Just because something is trendy, that doesn’t mean it’ll automatically make your design fantastic, and offering advice about design trends to other designers without explaining the why’s, where’s and how’s makes less-confident designers think that they have to be trendy to stay relevant, and failure to do so makes them bad designer who doesn’t know how to “stay ahead of the curve”.
Design trends come and go too quickly. If you waste your time trying to stay relevant, all you’ll end up with is wasted time.
Solution: find the right support
Immerse yourself in helpful, engaging and inspiring design communities. Dribbble is one example of an unhelpful community (generally speaking, of course) because the overall audience is catered to towards designing for likes, not users.
Instead, reach out to designers that you personally admire. Make friends with designers who give you honest and useful advice to help you improve, and reassure you that following the latest design trends doesn’t necessarily make you a brilliant designer. Great designers don’t follow others blindly.
It’s certainly not an overnight solution, and in more serious cases of anxiety, there might not ever be a permanent solution. We’re all different, and we all require different levels of support, some of us on bad days, and some of us most days.
With a genuine, helpful community you’ll have that support, and not only will you improve as a designer, but you’ll believe it when somebody tells you that you’re improving. When you’re not feeling anxious, trust me, you’ll care less about being the cool kid, and more about the users you’re designing for.
A supportive team and a productive feedback workflow like Sympli also helps to!
Even if you’re not the type to feel anxious or unconfident, you’ve probably come across somebody that does. If 1 in 4 individuals suffer from a mental disorder or temporary anxiety on a semi-regular basis, you probably came across somebody in need of some reassurance today.

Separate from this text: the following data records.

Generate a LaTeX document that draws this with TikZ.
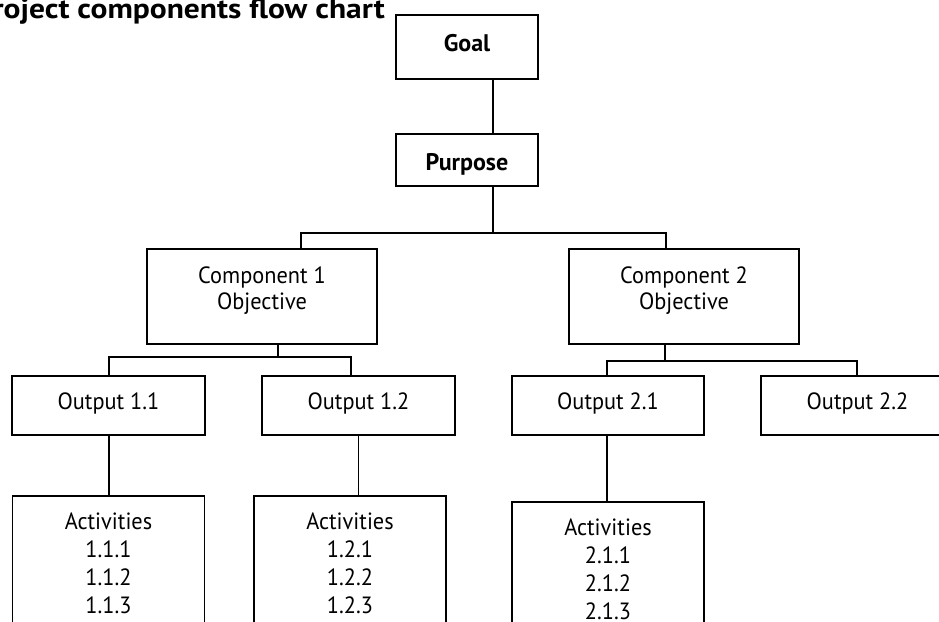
\documentclass[tikz,border=0pt]{standalone}
\usepackage{fontspec}
\setmainfont{PT Sans}
\newfontfamily\bodyfont{PT Sans}[FakeStretch=0.95]
\newfontfamily\titlefont{PT Sans}[FakeStretch=1.125]
\begin{document}
\begin{tikzpicture}[x=1pt,y=-1pt,
  box/.style={draw, rectangle, line width=1.8pt, inner sep=0pt,
    font=\bodyfont\fontsize{23.5}{26}\selectfont},
  boldbox/.style={box, font=\bfseries\fontsize{24}{28}\selectfont},
  outbox/.style={box, minimum width=193pt, minimum height=59pt,
    text height=7.6pt, text depth=0pt},
  compbox/.style={box, minimum width=230pt, minimum height=95pt,
    text height=0pt, text depth=27pt},
  actbox/.style={box, font=\bodyfont\fontsize{23.5}{28}\selectfont,
    minimum width=192pt, minimum height=140pt,
    text height=0pt, text depth=74pt},
  link/.style={line width=1.1pt}]
\useasboundingbox (0,0) rectangle (939,621);
\clip (0,0) rectangle (939,621);

% title
\node[anchor=base east, inner sep=0pt, font=\titlefont\bfseries\fontsize{28}{32}\selectfont]
  (title) at (385,18) {Project components flow chart};

% top levels
\node[boldbox, minimum width=142pt, minimum height=64pt,
  text height=9.4pt, text depth=0pt] (goal) at (467,47) {Goal};
\node[boldbox, minimum width=142pt, minimum height=52pt,
  text height=21.4pt, text depth=0pt] (purpose) at (467,160) {Purpose};

% components
\node[compbox] (c1) at (262,296.5)
  {\begin{tabular}[t]{@{}c@{}}Component 1\\Objective\end{tabular}};
\node[compbox] (c2) at (684,296.5)
  {\begin{tabular}[t]{@{}c@{}}Component 2\\Objective\end{tabular}};

% outputs
\node[outbox] (o11) at (108.5,405.5) {Output 1.1};
\node[outbox] (o12) at (358.5,405.5) {Output 1.2};
\node[outbox, minimum width=192pt] (o21) at (608,405.5) {Output 2.1};
\node[outbox] (o22) at (857.5,405.5) {Output 2.2};

% activities
\node[actbox] (a11) at (108.5,566)
  {\begin{tabular}[t]{@{}c@{}}Activities\\1.1.1\\1.1.2\\1.1.3\end{tabular}};
\node[actbox] (a12) at (350,566)
  {\begin{tabular}[t]{@{}c@{}}Activities\\1.2.1\\1.2.2\\1.2.3\end{tabular}};
\node[actbox] (a21) at (608,572)
  {\begin{tabular}[t]{@{}c@{}}Activities\\2.1.1\\2.1.2\\2.1.3\end{tabular}};

% junction points of the connectors
\coordinate (hub) at (493,233);
\coordinate (h1) at (301,233);
\coordinate (h2) at (666,233);
\coordinate (k1) at (278,357);
\coordinate (k1l) at (109,357);
\coordinate (k1r) at (351,357);
\coordinate (k2) at (665,361);
\coordinate (k2l) at (607,361);
\coordinate (k2r) at (857,361);

% connectors
\draw[link] (goal.south -| hub) -- (purpose.north -| hub);
\draw[link] (purpose.south -| hub) -- (hub);
\draw[link] (c1.north -| h1) -- (h1) -- (h2) -- (c2.north -| h2);

\draw[link] (c1.south -| k1) -- (k1);
\draw[link] (o11.north -| k1l) -- (k1l) -- (k1r) -- (o12.north -| k1r);
\draw[link] (c2.south -| k2) -- (k2);
\draw[link] (o21.north -| k2l) -- (k2l) -- (k2r) -- (o22.north -| k2r);

\draw[link] (o11.south -| k1l) -- (a11.north -| k1l);
\draw[link] (o12.south) -- (o12.south |- a12.north);
\draw[link] (o21.south -| k2l) -- (a21.north -| k2l);
\end{tikzpicture}
\end{document}
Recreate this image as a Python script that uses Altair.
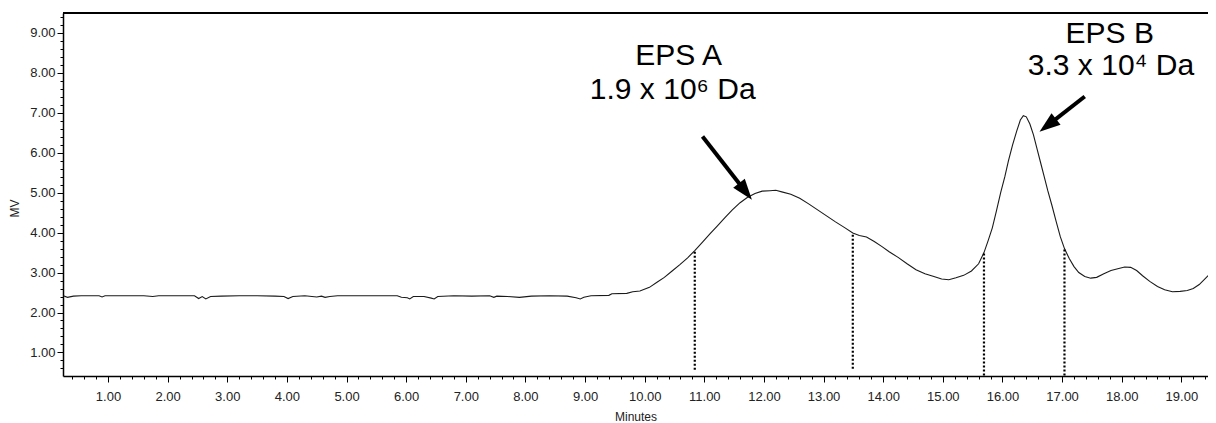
import altair as alt
import pandas as pd

# ---- chromatogram trace (Minutes vs MV) ----
minutes = [0.25, 0.32, 0.42, 0.55, 0.85, 0.9, 0.95, 1.3, 1.6, 1.75, 1.85, 2.2, 2.45, 2.52, 2.58,
           2.64, 2.72, 2.9, 3.2, 3.5, 3.8, 3.95, 4.02, 4.1, 4.3, 4.5, 4.58, 4.64, 4.72, 4.85,
           5.2, 5.5, 5.85, 5.92, 6.02, 6.06, 6.12, 6.3, 6.42, 6.47, 6.53, 6.8, 7.1, 7.4, 7.47,
           7.52, 7.7, 7.9, 8.1, 8.4, 8.7, 8.85, 8.92, 8.98, 9.1, 9.4, 9.45, 9.7, 9.8, 9.92,
           10.08, 10.2, 10.33, 10.46, 10.59, 10.72, 10.84, 10.97, 11.09, 11.22, 11.35, 11.47,
           11.6, 11.72, 11.85, 11.97, 12.1, 12.2, 12.3, 12.45, 12.6, 12.75, 12.9, 13.05, 13.2,
           13.36, 13.49, 13.6, 13.72, 13.85, 13.98, 14.1, 14.25, 14.4, 14.55, 14.7, 14.85,
           14.98, 15.1, 15.22, 15.35, 15.48, 15.6, 15.69, 15.76, 15.83, 15.9, 15.97, 16.04,
           16.1, 16.17, 16.24, 16.3, 16.35, 16.4, 16.46, 16.52, 16.58, 16.64, 16.7, 16.76,
           16.83, 16.9, 16.97, 17.04, 17.12, 17.2, 17.28, 17.38, 17.48, 17.58, 17.7, 17.82,
           17.95, 18.05, 18.15, 18.25, 18.35, 18.47, 18.6, 18.72, 18.85, 18.98, 19.1, 19.2,
           19.3, 19.4, 19.5, 19.58]
mv = [2.42, 2.38, 2.41, 2.42, 2.42, 2.39, 2.42, 2.42, 2.42, 2.40, 2.42, 2.42, 2.42, 2.35, 2.40,
      2.34, 2.40, 2.41, 2.42, 2.42, 2.41, 2.40, 2.35, 2.40, 2.42, 2.39, 2.41, 2.38, 2.40, 2.42,
      2.42, 2.42, 2.42, 2.38, 2.37, 2.34, 2.40, 2.40, 2.36, 2.34, 2.40, 2.42, 2.41, 2.42, 2.38,
      2.41, 2.40, 2.38, 2.41, 2.42, 2.41, 2.37, 2.34, 2.38, 2.42, 2.43, 2.47, 2.48, 2.52, 2.54,
      2.63, 2.75, 2.88, 3.04, 3.20, 3.37, 3.55, 3.76, 3.96, 4.17, 4.38, 4.57,
      4.75, 4.88, 4.98, 5.04, 5.05, 5.06, 5.02, 4.96, 4.86, 4.72, 4.57, 4.42, 4.27,
      4.12, 3.99, 3.93, 3.89, 3.78, 3.65, 3.52, 3.38, 3.22, 3.07, 2.97, 2.90,
      2.84, 2.82, 2.87, 2.93, 3.04, 3.22, 3.50, 3.80, 4.12, 4.55, 5.00, 5.40,
      5.80, 6.20, 6.55, 6.82, 6.93, 6.90, 6.72, 6.45, 6.10, 5.75, 5.40, 5.05,
      4.68, 4.28, 3.90, 3.60, 3.35, 3.15, 3.00, 2.90, 2.86, 2.88, 2.97, 3.05,
      3.10, 3.14, 3.13, 3.05, 2.92, 2.78, 2.65, 2.57, 2.52, 2.53, 2.55, 2.60,
      2.70, 2.85, 3.00, 3.15]

# ---- dotted fraction cuts ----
cut_minutes = [10.84, 13.49, 15.69, 17.04]
cut_top = [3.52, 3.95, 3.48, 3.58]
cut_bottom = [0.55, 0.55, 0.42, 0.42]

# ---- annotations ----
label_text = ["EPS A", "1.9 x 10\u2076 Da", "EPS B", "3.3 x 10\u2074 Da"]
label_x = [10.57, 10.47, 17.8, 17.82]
label_y = [8.43, 7.58, 8.98, 8.18]

arrow_start_x = [10.97, 17.38]
arrow_start_y = [6.41, 7.41]
arrow_head_x = [11.69, 16.76]
arrow_head_y = [5.03, 6.685]
arrow_angle = [142, 232]

# ---- axis ticks ----
x_major = list(range(1, 20))
y_major = list(range(1, 10))
x_minor = [round(0.2 * i, 1) for i in range(2, 98)]
y_minor = [round(0.2 * i, 1) for i in range(3, 48)]
x_domain = [0.245, 19.447]
y_domain = [0.41, 9.5]

W, H = 1145, 363
FONT = "Liberation Sans"

curve = pd.DataFrame({"t": minutes, "mv": mv})
cuts = pd.DataFrame({"t": cut_minutes, "mv": cut_top, "mv2": cut_bottom})
labels = pd.DataFrame({"t": label_x, "mv": label_y, "text": label_text})
arrows = pd.DataFrame({"t": arrow_start_x, "mv": arrow_start_y,
                       "t2": arrow_head_x, "mv2": arrow_head_y, "ang": arrow_angle})

common = dict(domainColor="black", domainWidth=1.5, tickColor="black", tickWidth=1, grid=False,
              labelFont=FONT, labelFontSize=13, labelColor="#222", labelOverlap=False,
              labelFlush=False)

x_axis = alt.Axis(values=x_major, format=".2f", tickSize=6, orient="bottom",
                  title="Minutes", titleFontSize=12, titleFontWeight="normal", titleFont=FONT,
                  titleColor="#222", titleY=44, titleBaseline="alphabetic",
                  labelPadding=8, **common)
y_axis = alt.Axis(values=y_major, format=".2f", tickSize=6, orient="left",
                  title="MV", titleFontSize=12, titleFontWeight="normal", titleFont=FONT,
                  titleColor="#222", titleAngle=270, titleX=-49, titleY=195,
                  titleAlign="center", titleBaseline="middle",
                  labelPadding=2, **common)
x_minor_axis = alt.Axis(values=x_minor, tickSize=3, labels=False, domain=False, title=None,
                        orient="bottom", tickColor="black", grid=False)
y_minor_axis = alt.Axis(values=y_minor, tickSize=3, labels=False, domain=False, title=None,
                        orient="left", tickColor="black", grid=False)

xs = alt.Scale(domain=x_domain, nice=False, zero=False)
ys = alt.Scale(domain=y_domain, nice=False, zero=False)

line = alt.Chart(curve).mark_line(color="#1a1a1a", strokeWidth=1.1, clip=True).encode(
    x=alt.X("t:Q", scale=xs, axis=x_axis),
    y=alt.Y("mv:Q", scale=ys, axis=y_axis),
)

cut_rules = alt.Chart(cuts).mark_rule(color="black", strokeWidth=2.2, strokeDash=[2, 2]).encode(
    x=alt.X("t:Q", scale=xs, axis=x_minor_axis),
    y=alt.Y("mv:Q", scale=ys, axis=y_minor_axis),
    y2="mv2:Q",
)

arrow_lines = alt.Chart(arrows).mark_rule(color="black", strokeWidth=4).encode(
    x=alt.X("t:Q", axis=None), y=alt.Y("mv:Q", axis=None), x2="t2:Q", y2="mv2:Q"
)
arrow_heads = alt.Chart(arrows).mark_point(
    shape="M0,-1L0.7,1L-0.7,1Z", filled=True, color="black", opacity=1, size=440
).encode(
    x=alt.X("t2:Q", axis=None), y=alt.Y("mv2:Q", axis=None),
    angle=alt.Angle("ang:Q", scale=None),
)

texts = alt.Chart(labels).mark_text(
    font=FONT, fontSize=30, color="black", align="center", baseline="middle"
).encode(x=alt.X("t:Q", axis=None), y=alt.Y("mv:Q", axis=None), text="text:N")

top_border = alt.Chart(curve).mark_rule(color="black", strokeWidth=2).encode(
    x=alt.value(0), x2=alt.value(W), y=alt.value(0)
)

chart = alt.layer(line, cut_rules, arrow_lines, arrow_heads, texts, top_border).resolve_axis(
    x="independent", y="independent"
).properties(
    width=W, height=H,
    autosize=alt.AutoSizeParams(type="none"),
    padding={"left": 55, "top": 5, "right": 0, "bottom": 47},
    background="white",
).configure_view(stroke=None)

chart.save("out.html", embed_options={"renderer": "svg", "actions": False})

If designers have high-IQ levels, and high-IQ relates to an increased likelihood of issues with mental health, that number could be even higher. Be nice, be helpful, be supportive. Don’t be an ass in comments.
If you do suffer from a mental disorder of some kind, even if it’s only temporary, remember that you’re not alone. We all have doubts about our abilities sometimes, but with the right environment, we can benefit from the right support.
A mental disorder is not what you have, it’s who you are.
Note: I’m not an expert on mental health. There’s probably a lot more to be said on the topic, and by those with much more knowledge than I, but hopefully there’s enough here to provoke some discussion, raise some awareness, and offer some support to those who need it — on behalf of the Sympli team, thanks for reading.